◆ Prompt ◆
Without the pictures, please reproduce only the lines from the one with "Convert this chart to matplotlib code." through the one with "plt.rcParams['font.family'] = ['Liberation Serif', 'DejaVu", both included.
:: Material provided
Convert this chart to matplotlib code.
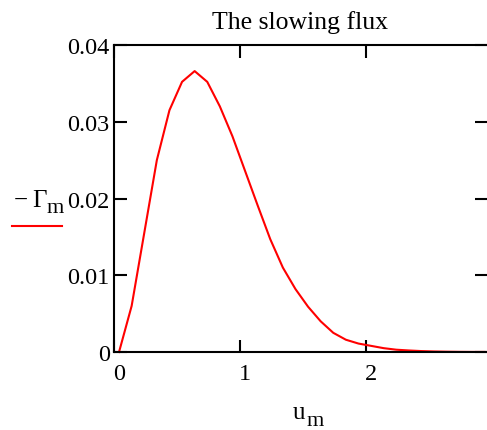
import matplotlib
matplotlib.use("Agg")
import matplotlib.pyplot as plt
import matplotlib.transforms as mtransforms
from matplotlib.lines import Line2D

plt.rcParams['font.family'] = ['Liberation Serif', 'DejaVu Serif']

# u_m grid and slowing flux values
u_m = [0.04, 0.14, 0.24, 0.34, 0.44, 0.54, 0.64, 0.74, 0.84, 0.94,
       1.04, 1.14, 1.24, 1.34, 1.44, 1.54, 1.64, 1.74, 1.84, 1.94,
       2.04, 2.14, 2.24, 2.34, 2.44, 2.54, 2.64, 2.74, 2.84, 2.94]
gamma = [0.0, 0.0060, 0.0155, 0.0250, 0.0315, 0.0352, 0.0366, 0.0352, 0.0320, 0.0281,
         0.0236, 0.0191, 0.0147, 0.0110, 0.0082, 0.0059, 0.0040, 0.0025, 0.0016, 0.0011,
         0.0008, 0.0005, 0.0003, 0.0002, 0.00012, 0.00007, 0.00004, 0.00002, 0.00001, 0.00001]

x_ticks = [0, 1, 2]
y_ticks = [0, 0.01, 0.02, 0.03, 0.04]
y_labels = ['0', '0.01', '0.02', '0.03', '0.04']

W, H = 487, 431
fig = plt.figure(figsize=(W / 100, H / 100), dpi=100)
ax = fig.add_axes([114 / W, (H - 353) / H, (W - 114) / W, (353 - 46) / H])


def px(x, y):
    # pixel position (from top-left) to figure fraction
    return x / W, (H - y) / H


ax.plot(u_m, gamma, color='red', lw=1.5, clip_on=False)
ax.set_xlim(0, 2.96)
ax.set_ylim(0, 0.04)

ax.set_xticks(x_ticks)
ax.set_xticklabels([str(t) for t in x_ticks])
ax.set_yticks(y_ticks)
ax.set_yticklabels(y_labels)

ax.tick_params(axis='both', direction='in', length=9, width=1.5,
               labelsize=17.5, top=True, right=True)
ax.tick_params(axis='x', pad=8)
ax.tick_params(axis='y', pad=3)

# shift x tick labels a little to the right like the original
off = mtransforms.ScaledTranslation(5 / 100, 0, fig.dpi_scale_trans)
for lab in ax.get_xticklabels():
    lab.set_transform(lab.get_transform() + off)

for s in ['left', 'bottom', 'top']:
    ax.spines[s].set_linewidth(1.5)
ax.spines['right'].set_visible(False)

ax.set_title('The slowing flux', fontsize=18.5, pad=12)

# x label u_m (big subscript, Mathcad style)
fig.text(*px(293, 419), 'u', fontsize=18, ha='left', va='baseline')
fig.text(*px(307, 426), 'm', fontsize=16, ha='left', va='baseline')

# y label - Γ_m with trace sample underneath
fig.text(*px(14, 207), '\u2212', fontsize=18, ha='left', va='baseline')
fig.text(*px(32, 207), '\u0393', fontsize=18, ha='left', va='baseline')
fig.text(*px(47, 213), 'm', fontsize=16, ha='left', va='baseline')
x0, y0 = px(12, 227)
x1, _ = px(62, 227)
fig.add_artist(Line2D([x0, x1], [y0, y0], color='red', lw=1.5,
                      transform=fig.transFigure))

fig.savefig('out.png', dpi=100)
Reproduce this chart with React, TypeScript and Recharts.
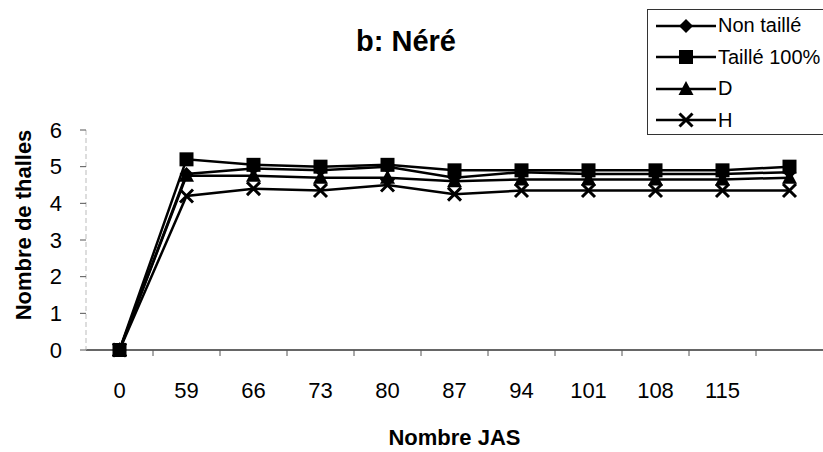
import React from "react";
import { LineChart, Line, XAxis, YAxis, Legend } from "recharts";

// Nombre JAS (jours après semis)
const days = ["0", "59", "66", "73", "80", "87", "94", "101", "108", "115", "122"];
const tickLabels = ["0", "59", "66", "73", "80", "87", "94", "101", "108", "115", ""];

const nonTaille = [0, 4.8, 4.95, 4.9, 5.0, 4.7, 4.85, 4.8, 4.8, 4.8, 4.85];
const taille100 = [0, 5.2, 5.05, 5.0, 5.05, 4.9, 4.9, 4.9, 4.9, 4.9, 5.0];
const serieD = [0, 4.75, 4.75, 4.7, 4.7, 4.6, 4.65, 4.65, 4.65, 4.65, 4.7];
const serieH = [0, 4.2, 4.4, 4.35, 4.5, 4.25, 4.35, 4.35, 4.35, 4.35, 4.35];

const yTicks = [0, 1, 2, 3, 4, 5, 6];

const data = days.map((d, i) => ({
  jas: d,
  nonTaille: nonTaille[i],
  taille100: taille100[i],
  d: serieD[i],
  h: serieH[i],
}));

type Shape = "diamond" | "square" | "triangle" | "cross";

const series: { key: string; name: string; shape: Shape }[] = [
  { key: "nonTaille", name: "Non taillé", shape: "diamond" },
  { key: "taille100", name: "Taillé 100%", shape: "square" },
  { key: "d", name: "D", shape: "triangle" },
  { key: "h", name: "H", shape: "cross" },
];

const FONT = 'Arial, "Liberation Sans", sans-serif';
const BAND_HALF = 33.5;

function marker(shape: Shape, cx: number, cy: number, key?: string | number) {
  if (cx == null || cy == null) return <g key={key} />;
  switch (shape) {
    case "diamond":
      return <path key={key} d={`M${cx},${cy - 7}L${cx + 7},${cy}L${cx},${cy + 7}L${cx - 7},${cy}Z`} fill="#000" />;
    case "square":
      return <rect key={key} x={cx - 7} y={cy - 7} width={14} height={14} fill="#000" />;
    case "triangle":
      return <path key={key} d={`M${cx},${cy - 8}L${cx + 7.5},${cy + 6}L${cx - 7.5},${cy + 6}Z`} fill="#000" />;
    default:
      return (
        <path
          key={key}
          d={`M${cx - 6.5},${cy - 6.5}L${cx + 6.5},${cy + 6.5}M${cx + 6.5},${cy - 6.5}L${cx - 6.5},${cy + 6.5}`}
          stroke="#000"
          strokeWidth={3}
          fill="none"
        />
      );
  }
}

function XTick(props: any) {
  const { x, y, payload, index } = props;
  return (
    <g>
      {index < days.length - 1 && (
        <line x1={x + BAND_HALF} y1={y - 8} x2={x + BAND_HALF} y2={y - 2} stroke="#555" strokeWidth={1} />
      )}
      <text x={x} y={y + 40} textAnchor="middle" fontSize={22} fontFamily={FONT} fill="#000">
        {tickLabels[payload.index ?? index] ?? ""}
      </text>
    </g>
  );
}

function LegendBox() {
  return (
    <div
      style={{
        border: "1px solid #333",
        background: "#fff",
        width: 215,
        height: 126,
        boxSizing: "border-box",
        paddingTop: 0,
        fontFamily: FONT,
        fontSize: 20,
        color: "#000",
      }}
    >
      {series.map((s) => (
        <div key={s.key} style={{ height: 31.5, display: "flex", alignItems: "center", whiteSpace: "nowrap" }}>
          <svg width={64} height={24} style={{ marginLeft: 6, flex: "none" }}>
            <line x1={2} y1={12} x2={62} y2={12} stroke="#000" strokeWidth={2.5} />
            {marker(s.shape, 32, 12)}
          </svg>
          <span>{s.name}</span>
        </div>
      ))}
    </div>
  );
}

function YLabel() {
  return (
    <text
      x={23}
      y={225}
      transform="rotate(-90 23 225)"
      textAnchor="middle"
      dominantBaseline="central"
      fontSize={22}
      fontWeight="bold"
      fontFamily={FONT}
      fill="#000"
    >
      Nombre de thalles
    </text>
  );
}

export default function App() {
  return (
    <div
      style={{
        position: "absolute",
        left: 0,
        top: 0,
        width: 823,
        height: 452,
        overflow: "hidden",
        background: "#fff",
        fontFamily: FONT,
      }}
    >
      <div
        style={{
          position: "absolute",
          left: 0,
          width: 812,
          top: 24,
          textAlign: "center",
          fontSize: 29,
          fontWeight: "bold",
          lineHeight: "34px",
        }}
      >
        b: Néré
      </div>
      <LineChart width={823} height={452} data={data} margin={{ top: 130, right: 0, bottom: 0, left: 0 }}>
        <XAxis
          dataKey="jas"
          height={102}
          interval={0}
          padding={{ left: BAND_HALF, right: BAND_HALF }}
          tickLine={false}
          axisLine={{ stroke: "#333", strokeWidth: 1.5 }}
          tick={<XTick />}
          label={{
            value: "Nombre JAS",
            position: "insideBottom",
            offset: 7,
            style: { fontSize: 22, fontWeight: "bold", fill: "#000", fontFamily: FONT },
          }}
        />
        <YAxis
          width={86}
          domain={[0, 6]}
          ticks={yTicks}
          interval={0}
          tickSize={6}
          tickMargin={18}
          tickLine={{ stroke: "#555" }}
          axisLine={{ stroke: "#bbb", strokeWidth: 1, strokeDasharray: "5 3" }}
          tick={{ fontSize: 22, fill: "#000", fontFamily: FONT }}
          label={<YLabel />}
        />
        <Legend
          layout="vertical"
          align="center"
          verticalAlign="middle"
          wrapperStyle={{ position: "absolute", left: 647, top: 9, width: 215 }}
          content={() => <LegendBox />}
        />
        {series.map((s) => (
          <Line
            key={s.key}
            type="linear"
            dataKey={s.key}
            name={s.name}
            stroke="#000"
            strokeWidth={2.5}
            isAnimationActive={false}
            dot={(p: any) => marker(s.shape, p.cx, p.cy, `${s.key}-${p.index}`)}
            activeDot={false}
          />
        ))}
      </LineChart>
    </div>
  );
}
::::
:: Material provided
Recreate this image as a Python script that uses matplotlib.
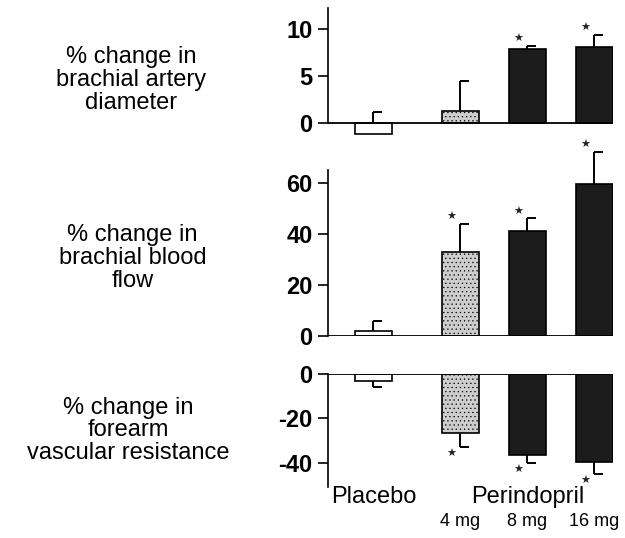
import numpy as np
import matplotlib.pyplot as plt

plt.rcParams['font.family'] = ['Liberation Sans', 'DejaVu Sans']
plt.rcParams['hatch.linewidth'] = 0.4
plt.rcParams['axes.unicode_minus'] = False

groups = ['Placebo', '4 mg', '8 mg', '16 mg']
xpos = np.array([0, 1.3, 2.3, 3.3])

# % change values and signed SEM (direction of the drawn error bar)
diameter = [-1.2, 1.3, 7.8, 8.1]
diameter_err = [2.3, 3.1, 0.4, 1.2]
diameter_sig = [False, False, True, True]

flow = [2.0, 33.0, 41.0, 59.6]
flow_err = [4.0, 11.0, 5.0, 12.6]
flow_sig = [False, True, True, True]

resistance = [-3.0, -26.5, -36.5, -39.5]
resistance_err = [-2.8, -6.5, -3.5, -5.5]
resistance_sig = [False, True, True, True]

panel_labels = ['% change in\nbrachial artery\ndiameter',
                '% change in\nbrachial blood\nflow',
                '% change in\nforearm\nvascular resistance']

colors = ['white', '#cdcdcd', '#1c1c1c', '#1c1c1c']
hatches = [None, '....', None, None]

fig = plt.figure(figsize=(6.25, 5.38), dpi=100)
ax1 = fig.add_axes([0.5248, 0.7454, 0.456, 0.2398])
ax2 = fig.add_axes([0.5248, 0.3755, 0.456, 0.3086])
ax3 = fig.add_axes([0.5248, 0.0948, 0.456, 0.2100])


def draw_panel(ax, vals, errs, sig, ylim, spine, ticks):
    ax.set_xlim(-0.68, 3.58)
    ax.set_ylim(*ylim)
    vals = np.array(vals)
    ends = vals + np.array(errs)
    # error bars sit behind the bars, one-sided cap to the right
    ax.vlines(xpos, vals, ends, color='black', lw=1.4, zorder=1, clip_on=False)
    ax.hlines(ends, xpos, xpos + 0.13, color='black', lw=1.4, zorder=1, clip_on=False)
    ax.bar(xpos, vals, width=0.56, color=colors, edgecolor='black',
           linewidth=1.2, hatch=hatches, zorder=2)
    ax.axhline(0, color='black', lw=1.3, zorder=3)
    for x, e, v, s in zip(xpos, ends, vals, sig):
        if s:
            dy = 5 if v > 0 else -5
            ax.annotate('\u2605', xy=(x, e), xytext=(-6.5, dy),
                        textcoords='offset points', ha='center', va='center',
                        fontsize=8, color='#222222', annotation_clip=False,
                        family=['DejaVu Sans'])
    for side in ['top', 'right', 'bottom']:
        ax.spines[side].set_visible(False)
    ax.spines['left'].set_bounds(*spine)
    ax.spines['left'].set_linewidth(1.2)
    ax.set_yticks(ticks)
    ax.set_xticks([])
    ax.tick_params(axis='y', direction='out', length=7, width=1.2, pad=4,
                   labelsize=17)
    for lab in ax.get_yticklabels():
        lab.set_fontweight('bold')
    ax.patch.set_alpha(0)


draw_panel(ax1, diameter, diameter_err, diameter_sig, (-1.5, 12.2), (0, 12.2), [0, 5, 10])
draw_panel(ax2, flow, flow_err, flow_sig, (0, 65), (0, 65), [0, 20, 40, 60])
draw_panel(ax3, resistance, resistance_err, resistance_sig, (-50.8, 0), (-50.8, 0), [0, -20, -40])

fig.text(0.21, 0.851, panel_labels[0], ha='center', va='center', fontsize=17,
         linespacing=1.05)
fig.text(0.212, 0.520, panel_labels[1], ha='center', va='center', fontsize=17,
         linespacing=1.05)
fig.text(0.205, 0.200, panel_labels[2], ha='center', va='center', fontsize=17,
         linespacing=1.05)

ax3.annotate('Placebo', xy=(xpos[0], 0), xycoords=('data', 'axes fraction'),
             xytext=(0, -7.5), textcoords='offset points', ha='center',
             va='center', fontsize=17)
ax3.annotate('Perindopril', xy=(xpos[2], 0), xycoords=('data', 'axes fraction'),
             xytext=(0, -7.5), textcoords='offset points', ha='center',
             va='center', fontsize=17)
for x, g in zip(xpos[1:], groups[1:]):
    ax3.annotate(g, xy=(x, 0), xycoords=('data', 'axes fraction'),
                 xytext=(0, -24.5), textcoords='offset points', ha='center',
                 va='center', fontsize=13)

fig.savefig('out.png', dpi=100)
::::
◆ Answer ◆
Convert this chart to matplotlib code.
import matplotlib
matplotlib.use("Agg")
import matplotlib.pyplot as plt
import matplotlib.transforms as mtransforms
from matplotlib.lines import Line2D

plt.rcParams['font.family'] = ['Liberation Serif', 'DejaVu Serif']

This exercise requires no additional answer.